Обсуждение: Seg fault when processing large SPI cursor (PG9.13)

Поиск
Список
Период
Сортировка

Seg fault when processing large SPI cursor (PG9.13)

От
"Fields, Zachary J. (MU-Student)"
Дата:
I'm working on PostgreSQL 9.13 (waiting for admin to push upgrades next week), in the meanwhile, I was curious if there are any known bugs regarding large cursor fetches, or if I am to blame.

My cursor has 400 million records, and I'm fetching in blocks of 2^17 (approx. 130K). When I fetch the next block after processing the 48,889,856th record, then the DB seg faults.

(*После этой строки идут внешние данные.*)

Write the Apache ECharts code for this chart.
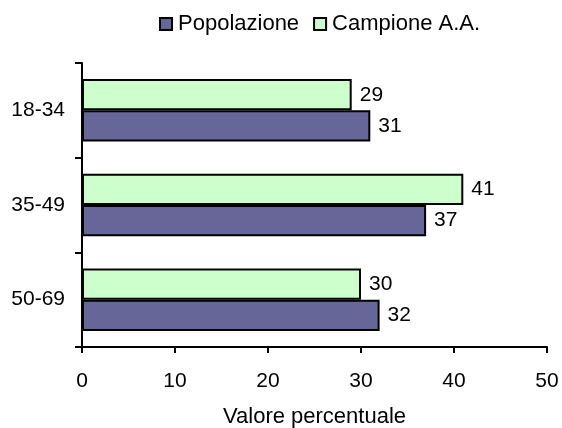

It should be noted, I have processed tables with 23 million+ records several times and everything appears to work great.

I have watched top, and the system memory usage gets up to 97.6% (from approx 30 million records onward - then sways up and down), but ultimately crashes when I try to get past the 48,889,856th record. I have tried odd and various block sizes, anything greater than 2^17 crashes at the fetch that would have it surpassed 48,889,856 records, 2^16 hits the same sweet spot, and anything less than 2^16 actually crashes slightly earlier (noted in comments in code below).

To me, it appears to be an obvious memory leak, the question is who caused it. I would typically assume I am to blame (and I may be), but the code is so simple (shown below) that I can't see how it could be me - unless I am misusing pg-sql (which is totally possible).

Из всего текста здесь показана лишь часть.